### Task to carry out
Please give back word for word the lines below, from the first one through the one with "const seriesNames = ['总库存:LME铜','总库存:LME镍','总库存:LME铝：右'];".

### Raw data
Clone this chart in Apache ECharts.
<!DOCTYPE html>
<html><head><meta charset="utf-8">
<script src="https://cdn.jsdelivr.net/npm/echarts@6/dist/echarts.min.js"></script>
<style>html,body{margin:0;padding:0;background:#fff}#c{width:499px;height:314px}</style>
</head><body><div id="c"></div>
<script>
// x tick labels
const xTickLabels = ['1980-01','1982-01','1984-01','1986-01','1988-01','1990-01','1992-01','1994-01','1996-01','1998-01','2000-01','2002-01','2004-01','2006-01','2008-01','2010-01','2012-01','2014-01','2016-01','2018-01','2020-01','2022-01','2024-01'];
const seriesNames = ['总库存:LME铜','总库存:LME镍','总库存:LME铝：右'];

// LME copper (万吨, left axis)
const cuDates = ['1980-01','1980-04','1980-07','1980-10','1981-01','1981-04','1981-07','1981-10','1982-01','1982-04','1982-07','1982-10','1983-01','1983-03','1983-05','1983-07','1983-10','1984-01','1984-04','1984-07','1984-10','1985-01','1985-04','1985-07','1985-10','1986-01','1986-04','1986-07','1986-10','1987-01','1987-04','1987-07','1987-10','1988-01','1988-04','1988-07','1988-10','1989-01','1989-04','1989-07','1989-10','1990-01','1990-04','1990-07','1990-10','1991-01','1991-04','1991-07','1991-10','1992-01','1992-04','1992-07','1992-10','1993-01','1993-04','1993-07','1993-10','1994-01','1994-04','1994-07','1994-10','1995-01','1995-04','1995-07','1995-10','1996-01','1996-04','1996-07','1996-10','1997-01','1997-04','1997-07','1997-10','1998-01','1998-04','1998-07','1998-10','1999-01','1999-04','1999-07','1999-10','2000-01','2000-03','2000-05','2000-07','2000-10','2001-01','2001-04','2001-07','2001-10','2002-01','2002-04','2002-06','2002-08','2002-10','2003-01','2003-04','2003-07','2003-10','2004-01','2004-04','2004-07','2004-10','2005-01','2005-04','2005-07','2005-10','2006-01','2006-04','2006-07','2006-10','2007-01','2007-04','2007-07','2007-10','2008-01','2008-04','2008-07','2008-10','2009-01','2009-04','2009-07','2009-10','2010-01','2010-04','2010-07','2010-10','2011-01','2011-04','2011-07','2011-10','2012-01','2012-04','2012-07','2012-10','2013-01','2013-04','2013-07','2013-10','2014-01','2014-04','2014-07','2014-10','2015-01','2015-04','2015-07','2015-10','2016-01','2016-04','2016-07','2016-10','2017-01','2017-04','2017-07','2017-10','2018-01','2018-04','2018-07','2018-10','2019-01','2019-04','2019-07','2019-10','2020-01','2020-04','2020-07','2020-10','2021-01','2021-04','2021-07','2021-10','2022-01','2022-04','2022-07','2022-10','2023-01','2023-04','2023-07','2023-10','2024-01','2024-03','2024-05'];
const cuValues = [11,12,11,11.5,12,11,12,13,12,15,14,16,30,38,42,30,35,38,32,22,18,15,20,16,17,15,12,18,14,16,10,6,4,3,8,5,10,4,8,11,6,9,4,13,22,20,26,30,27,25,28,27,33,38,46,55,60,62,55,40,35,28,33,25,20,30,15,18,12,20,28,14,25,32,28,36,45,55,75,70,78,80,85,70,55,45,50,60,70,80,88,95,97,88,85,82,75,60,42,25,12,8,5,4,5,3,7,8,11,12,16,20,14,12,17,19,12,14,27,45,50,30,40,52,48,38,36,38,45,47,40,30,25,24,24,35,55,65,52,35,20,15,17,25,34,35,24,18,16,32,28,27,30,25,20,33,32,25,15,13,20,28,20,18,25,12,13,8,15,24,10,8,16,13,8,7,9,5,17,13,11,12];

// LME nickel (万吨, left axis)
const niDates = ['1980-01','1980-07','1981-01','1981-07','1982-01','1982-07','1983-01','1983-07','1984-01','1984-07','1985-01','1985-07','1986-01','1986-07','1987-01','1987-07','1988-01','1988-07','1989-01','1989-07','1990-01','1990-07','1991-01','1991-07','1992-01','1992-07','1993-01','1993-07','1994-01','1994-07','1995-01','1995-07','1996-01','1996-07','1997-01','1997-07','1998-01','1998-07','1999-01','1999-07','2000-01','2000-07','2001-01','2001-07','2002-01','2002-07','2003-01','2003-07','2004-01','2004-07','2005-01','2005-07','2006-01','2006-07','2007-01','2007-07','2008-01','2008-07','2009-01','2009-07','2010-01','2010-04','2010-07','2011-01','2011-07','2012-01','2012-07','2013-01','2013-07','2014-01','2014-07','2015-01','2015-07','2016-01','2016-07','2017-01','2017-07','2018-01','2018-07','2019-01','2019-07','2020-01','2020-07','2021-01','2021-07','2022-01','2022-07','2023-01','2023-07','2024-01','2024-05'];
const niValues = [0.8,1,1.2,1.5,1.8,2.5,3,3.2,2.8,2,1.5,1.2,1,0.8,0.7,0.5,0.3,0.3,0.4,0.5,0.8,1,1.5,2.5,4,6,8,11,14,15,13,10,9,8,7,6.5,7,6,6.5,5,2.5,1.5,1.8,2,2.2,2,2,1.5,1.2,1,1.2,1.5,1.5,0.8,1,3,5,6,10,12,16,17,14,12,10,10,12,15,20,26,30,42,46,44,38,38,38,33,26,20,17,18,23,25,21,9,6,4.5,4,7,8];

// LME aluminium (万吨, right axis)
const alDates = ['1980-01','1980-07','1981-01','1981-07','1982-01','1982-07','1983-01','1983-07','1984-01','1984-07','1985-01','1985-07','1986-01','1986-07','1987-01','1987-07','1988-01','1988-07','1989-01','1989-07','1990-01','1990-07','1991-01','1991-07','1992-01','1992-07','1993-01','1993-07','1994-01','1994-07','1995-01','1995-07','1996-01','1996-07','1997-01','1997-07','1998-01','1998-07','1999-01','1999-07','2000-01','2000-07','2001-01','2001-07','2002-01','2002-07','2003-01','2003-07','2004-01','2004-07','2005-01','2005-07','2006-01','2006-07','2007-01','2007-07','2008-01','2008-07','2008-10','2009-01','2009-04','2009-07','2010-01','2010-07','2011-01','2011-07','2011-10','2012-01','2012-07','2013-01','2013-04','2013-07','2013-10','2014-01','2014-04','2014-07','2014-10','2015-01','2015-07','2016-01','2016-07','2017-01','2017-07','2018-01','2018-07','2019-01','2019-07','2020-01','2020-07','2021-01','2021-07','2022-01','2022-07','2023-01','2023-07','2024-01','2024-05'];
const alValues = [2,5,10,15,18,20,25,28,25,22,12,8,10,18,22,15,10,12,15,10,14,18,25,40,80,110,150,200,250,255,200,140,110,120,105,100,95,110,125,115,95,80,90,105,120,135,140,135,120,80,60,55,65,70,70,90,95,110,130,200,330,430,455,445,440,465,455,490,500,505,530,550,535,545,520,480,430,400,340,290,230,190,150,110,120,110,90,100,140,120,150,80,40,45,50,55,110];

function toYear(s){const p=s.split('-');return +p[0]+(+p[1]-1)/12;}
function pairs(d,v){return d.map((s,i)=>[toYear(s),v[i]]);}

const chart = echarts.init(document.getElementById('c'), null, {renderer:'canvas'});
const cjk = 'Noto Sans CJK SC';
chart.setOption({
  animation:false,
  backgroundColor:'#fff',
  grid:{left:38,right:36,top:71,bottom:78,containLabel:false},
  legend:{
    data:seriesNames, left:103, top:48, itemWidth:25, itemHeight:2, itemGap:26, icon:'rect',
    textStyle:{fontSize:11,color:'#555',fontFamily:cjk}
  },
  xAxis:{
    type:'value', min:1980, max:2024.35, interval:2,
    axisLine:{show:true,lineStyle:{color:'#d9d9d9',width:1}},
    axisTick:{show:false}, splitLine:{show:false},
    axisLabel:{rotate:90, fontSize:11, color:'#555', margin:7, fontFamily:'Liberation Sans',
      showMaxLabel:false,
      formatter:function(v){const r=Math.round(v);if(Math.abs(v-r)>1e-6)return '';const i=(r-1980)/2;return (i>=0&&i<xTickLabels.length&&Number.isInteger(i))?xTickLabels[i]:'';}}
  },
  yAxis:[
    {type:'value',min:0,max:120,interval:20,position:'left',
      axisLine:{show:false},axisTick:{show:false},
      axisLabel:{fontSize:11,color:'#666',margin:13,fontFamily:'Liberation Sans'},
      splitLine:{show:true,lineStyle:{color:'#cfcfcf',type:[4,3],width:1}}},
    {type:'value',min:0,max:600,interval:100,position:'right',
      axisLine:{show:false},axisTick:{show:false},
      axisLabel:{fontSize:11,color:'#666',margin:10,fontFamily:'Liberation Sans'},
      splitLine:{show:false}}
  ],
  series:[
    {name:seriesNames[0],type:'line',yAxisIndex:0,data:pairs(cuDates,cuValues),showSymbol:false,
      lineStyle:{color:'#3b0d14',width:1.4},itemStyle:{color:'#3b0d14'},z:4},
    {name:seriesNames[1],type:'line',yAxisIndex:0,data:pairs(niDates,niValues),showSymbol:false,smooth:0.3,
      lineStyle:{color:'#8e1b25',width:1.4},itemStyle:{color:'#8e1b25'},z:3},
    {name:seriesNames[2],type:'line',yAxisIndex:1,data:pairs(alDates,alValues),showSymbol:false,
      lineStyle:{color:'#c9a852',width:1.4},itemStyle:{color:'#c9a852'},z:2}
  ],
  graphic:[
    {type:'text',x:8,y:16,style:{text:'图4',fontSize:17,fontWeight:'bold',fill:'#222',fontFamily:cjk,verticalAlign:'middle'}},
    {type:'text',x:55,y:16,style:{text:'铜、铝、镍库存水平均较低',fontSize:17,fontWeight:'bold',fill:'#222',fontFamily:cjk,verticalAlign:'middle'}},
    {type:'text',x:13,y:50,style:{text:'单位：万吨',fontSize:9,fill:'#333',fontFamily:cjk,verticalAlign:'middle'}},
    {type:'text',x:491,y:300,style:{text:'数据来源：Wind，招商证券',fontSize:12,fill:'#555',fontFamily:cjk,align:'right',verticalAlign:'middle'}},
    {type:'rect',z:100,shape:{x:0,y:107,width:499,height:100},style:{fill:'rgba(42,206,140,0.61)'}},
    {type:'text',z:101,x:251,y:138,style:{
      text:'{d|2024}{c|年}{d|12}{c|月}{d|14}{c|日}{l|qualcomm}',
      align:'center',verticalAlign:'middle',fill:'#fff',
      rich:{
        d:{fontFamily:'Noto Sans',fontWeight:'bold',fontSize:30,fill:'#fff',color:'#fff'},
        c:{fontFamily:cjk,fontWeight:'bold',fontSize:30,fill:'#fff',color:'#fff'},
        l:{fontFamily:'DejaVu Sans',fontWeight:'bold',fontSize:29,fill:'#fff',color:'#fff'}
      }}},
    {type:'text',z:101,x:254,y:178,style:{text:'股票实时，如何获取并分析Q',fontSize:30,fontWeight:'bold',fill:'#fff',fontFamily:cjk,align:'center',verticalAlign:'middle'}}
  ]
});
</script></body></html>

### Complete output
Clone this chart in Apache ECharts.
<!DOCTYPE html>
<html><head><meta charset="utf-8">
<script src="https://cdn.jsdelivr.net/npm/echarts@6/dist/echarts.min.js"></script>
<style>html,body{margin:0;padding:0;background:#fff}#c{width:499px;height:314px}</style>
</head><body><div id="c"></div>
<script>
// x tick labels
const xTickLabels = ['1980-01','1982-01','1984-01','1986-01','1988-01','1990-01','1992-01','1994-01','1996-01','1998-01','2000-01','2002-01','2004-01','2006-01','2008-01','2010-01','2012-01','2014-01','2016-01','2018-01','2020-01','2022-01','2024-01'];
const seriesNames = ['总库存:LME铜','总库存:LME镍','总库存:LME铝：右'];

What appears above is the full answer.